If you are not familiar with reverse phone directories, go to Google and type in any full (land line) phone number that belongs to you or your friends and family. If the number is listed, you will get a name, address, and links to map and directions.
There are any number of inoffensive situations where this type of search capability might come in handy, but I have to admit, at first blush, I found it rather ominous. (Not so much on my own behalf, because I my own unlisted number does not give a result).
It obviously can’t be construed as a straight invasion of privacy, because you approved of the information’s publication. But the effect of using the relational database this way changes things from a situation in which a person had to have some idea who you were before contacting you to one in which you can type 10 more or less random numbers into a search engine, and come up with a name, address, and turn-by-turn-with-maps directions.

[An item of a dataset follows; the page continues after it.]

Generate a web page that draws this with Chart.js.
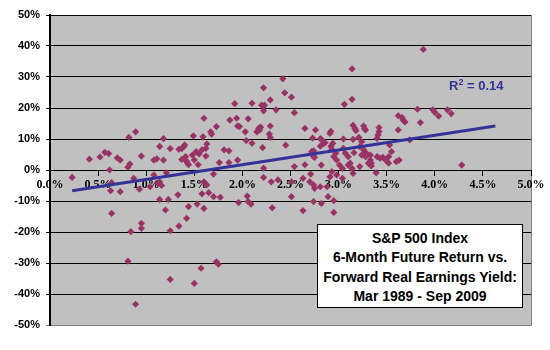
<!DOCTYPE html>
<html lang="en">
<head>
<meta charset="UTF-8">
<title>S&amp;P 500 Index - Future Return vs. Forward Real Earnings Yield</title>
<script src="https://cdn.jsdelivr.net/npm/chart.js"></script>
<style>
    body, html {
        margin: 0;
        padding: 0;
        background: #fff;
    }
    #wrap {
        position: relative;
        width: 550px;
        height: 350px;
    }
    #r2 {
        position: absolute;
        left: 449px;
        top: 78px;
        font: bold 13px "Liberation Sans", Arial, sans-serif;
        color: #333399;
        white-space: nowrap;
    }
    #r2 sup {
        font-size: 9px;
        vertical-align: 5px;
        line-height: 0;
    }
    #note {
        position: absolute;
        left: 317px;
        top: 224px;
        width: 206px;
        height: 84px;
        background: #fff;
        border: 1px solid #000;
        font: bold 14px "Liberation Sans", Arial, sans-serif;
        line-height: 19.3px;
        text-align: center;
        padding-top: 4px;
        box-sizing: border-box;
        color: #000;
    }
</style>
</head>
<body>
<div id="wrap">
    <canvas id="chart" width="550" height="350"></canvas>
    <div id="r2">R<sup>2</sup> = 0.14</div>
    <div id="note">S&amp;P 500 Index<br>6-Month Future Return vs.<br>Forward Real Earnings Yield:<br>Mar 1989 - Sep 2009</div>
</div>
<script>
    // forward real earnings yield (%) and 6-month future return (%)
    const yieldPct = [
        0.23, 0.41, 0.52, 0.57, 0.61, 0.62, 0.64, 0.63, 0.64, 0.70, 0.73, 0.73, 0.81, 0.81, 0.82, 0.83, 0.84, 0.87, 0.89, 0.89,
        0.93, 0.95, 0.95, 0.95, 1.04, 1.08, 1.08, 1.11, 1.12, 1.14, 1.14, 1.16, 1.14, 1.18, 1.18, 1.20, 1.21, 1.23, 1.25, 1.25,
        1.25, 1.33, 1.34, 1.34, 1.37, 1.37, 1.39, 1.40, 1.41, 1.42, 1.42, 1.43, 1.44, 1.44, 1.48, 1.49, 1.50, 1.50, 1.52, 1.53,
        1.54, 1.55, 1.57, 1.58, 1.58, 1.59, 1.60, 1.60, 1.60, 1.62, 1.62, 1.63, 1.63, 1.65, 1.67, 1.68, 1.70, 1.70, 1.73, 1.73,
        1.75, 1.76, 1.77, 1.81, 1.86, 1.86, 1.87, 1.92, 1.94, 1.95, 1.97, 1.95, 1.96, 2.03, 2.04, 2.05, 2.06, 2.06, 2.09, 2.10,
        2.10, 2.15, 2.17, 2.19, 2.18, 2.21, 2.22, 2.20, 2.23, 2.22, 2.22, 2.22, 2.28, 2.29, 2.29, 2.29, 2.30, 2.31, 2.35, 2.37,
        2.42, 2.44, 2.45, 2.51, 2.51, 2.51, 2.54, 2.54, 2.63, 2.63, 2.65, 2.65, 2.70, 2.71, 2.72, 2.73, 2.74, 2.74, 2.74, 2.74,
        2.75, 2.75, 2.76, 2.81, 2.81, 2.81, 2.82, 2.82, 2.82, 2.84, 2.86, 2.88, 2.89, 2.91, 2.91, 2.92, 2.92, 2.93, 2.93, 2.94,
        2.95, 2.95, 2.95, 2.97, 2.98, 2.98, 3.01, 3.04, 3.04, 3.05, 3.05, 3.06, 3.07, 3.10, 3.10, 3.12, 3.14, 3.14, 3.14, 3.15,
        3.15, 3.15, 3.16, 3.17, 3.18, 3.21, 3.22, 3.22, 3.24, 3.24, 3.26, 3.26, 3.27, 3.28, 3.28, 3.29, 3.31, 3.33, 3.33, 3.34,
        3.34, 3.39, 3.40, 3.40, 3.41, 3.42, 3.42, 3.43, 3.46, 3.49, 3.52, 3.52, 3.53, 3.55, 3.60, 3.62, 3.62, 3.63, 3.66, 3.67,
        3.69, 3.74, 3.82, 3.85, 3.88, 3.98, 4.00, 4.04, 4.13, 4.17, 4.28
    ];
    const returnPct = [
        -2.4, 3.5, 4.2, 5.7, 5.3, 0.0, -4.1, -6.7, -14.0, 3.9, 3.2, -7.0, 0.9, -29.4, 10.5, 1.9, -19.9, -2.7, 12.3, -43.3,
        -6.2, 4.5, -17.2, -18.8, -5.4, -1.6, 3.2, 3.6, -4.3, 7.6, -3.8, -5.0, -9.5, 10.1, 3.2, -12.9, -0.9, -9.5, 6.9, -19.6,
        -35.3, -8.0, 6.7, -18.1, 6.9, 3.4, 7.5, 8.1, 4.3, 2.8, -15.6, 2.2, 1.7, -11.8, 4.8, 11.0, 3.2, -36.6, 5.9, -11.0,
        1.7, 5.2, -31.7, 6.5, -7.7, 10.7, 16.7, -3.8, -12.4, 4.5, 7.0, 8.4, -4.8, -7.3, 12.3, 11.6, -1.3, -8.6, 14.0, -29.6,
        -30.4, 2.4, -8.8, 6.5, 6.2, 2.4, 16.1, 21.4, 16.7, 14.2, 14.0, 3.2, -10.5, 12.3, 9.5, -8.4, 16.5, -10.2, -11.0, 21.5,
        8.6, 12.3, 13.5, 13.8, 12.9, 7.2, 26.5, 20.9, 20.9, 19.1, 0.6, -2.4, 11.6, 10.5, 14.2, 22.6, -3.8, -12.2, 19.4, -3.2,
        29.4, 24.9, 8.0, 23.5, -3.8, -8.6, 18.5, 1.1, -2.7, -13.1, 13.4, 1.7, -3.8, -1.3, 5.9, 10.3, 6.2, 4.3, -4.8, -10.2,
        -5.9, 4.1, 12.9, 10.1, 7.7, -5.4, 1.6, 9.9, -10.8, 8.4, 8.8, -5.4, -8.6, 11.8, -2.2, 12.5, 7.7, -0.5, 6.7, 8.6,
        4.3, -9.9, -13.7, 5.4, 3.2, -1.6, 1.6, 0.5, -2.7, 10.0, 7.0, 21.2, 5.4, 4.3, 1.6, 2.2, 32.6, 22.8, 0.5, 14.4,
        9.9, -1.1, 5.6, 13.4, 12.7, 10.5, 7.5, 1.1, 9.1, 4.8, 14.2, 6.5, 13.3, 12.9, 4.3, 5.4, 2.2, 3.2, 4.8, 2.2,
        1.3, -0.9, 4.3, 10.2, 11.3, 12.4, 13.7, 3.8, 4.1, 3.2, 4.3, 2.2, 8.1, 5.9, 2.7, 12.9, 17.5, 3.2, 16.9, 16.1,
        15.5, 9.7, 19.6, 15.3, 38.9, 19.4, 18.6, 17.4, 19.4, 18.2, 1.6
    ];

    // linear trend line ends
    const trendX = [0.23, 4.63];
    const trendY = [-6.7, 14.2];

    const xTicks = [0, 0.5, 1, 1.5, 2, 2.5, 3, 3.5, 4, 4.5, 5];
    const yTicks = [-50, -40, -30, -20, -10, 0, 10, 20, 30, 40, 50];

    const points = yieldPct.map((x, i) => ({ x: x, y: returnPct[i] }));
    const trend = trendX.map((x, i) => ({ x: x, y: trendY[i] }));

    // grey plot area with a grey frame on the right and bottom
    const plotBg = {
        id: 'plotBg',
        beforeDraw(chart) {
            const a = chart.chartArea;
            const ctx = chart.ctx;
            ctx.save();
            ctx.fillStyle = '#c0c0c0';
            ctx.fillRect(a.left, a.top, a.right - a.left, a.bottom - a.top);
            ctx.strokeStyle = '#808080';
            ctx.lineWidth = 1;
            ctx.beginPath();
            ctx.moveTo(a.right + 0.5, a.top);
            ctx.lineTo(a.right + 0.5, a.bottom + 0.5);
            ctx.lineTo(a.left, a.bottom + 0.5);
            ctx.stroke();
            ctx.restore();
        }
    };

    new Chart(document.getElementById('chart'), {
        type: 'scatter',
        data: {
            datasets: [{
                type: 'line',
                data: trend,
                borderColor: '#333399',
                borderWidth: 3,
                pointRadius: 0,
                fill: false,
                order: 0
            }, {
                data: points,
                pointStyle: 'rectRot',
                pointRadius: 3.6,
                pointBorderWidth: 0,
                backgroundColor: '#993366',
                borderColor: '#993366',
                order: 1
            }]
        },
        options: {
            responsive: false,
            animation: false,
            layout: { padding: { left: 0, top: 15, right: 19, bottom: 25 } },
            plugins: {
                legend: { display: false },
                tooltip: { enabled: false }
            },
            scales: {
                x: {
                    type: 'linear',
                    position: { y: 0 },
                    min: 0,
                    max: 5,
                    afterBuildTicks: s => { s.ticks = xTicks.map(v => ({ value: v })); },
                    ticks: {
                        callback: v => v.toFixed(1) + '%',
                        color: '#000',
                        font: { family: '"Liberation Serif", "Times New Roman", serif', size: 12, weight: 'bold' },
                        padding: 3,
                        maxRotation: 0
                    },
                    grid: { drawOnChartArea: false, color: '#000', tickLength: 5 },
                    border: { color: '#000', width: 1 }
                },
                y: {
                    min: -50,
                    max: 50,
                    afterBuildTicks: s => { s.ticks = yTicks.map(v => ({ value: v })); },
                    afterFit: s => { s.width = 50; },
                    ticks: {
                        callback: v => v + '%',
                        color: '#000',
                        font: { family: '"Liberation Sans", Arial, sans-serif', size: 11, weight: 'bold' },
                        padding: 6
                    },
                    grid: {
                        color: c => (c.tick && c.tick.value === -50) ? '#808080' : '#000',
                        lineWidth: 1,
                        tickLength: 4
                    },
                    border: { color: '#000', width: 2 }
                }
            }
        },
        plugins: [plotBg]
    });
</script>
</body>
</html>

What’s interesting though, is the nature of the objection one might have with this. Google’s database system takes information freely given by the phone account holder to the directories whom they know are going to publicize it, then sorts it by number, stores it, and performs a search to see if any number typed in is already in the database, then passes along its related information if it’s there.
You can ask that Google remove your information from their directory, at which point they are happy to tell you who else offers such directories that you may still be in. If you wished a law passed that such use of the information should not be allowed, how could you put it? “Thou shalt not sort on the phoneNumber field, nor provide a two-way relation between tables except where…”?
Everyone I show this to finds it disturbing, but how ought it to be handled?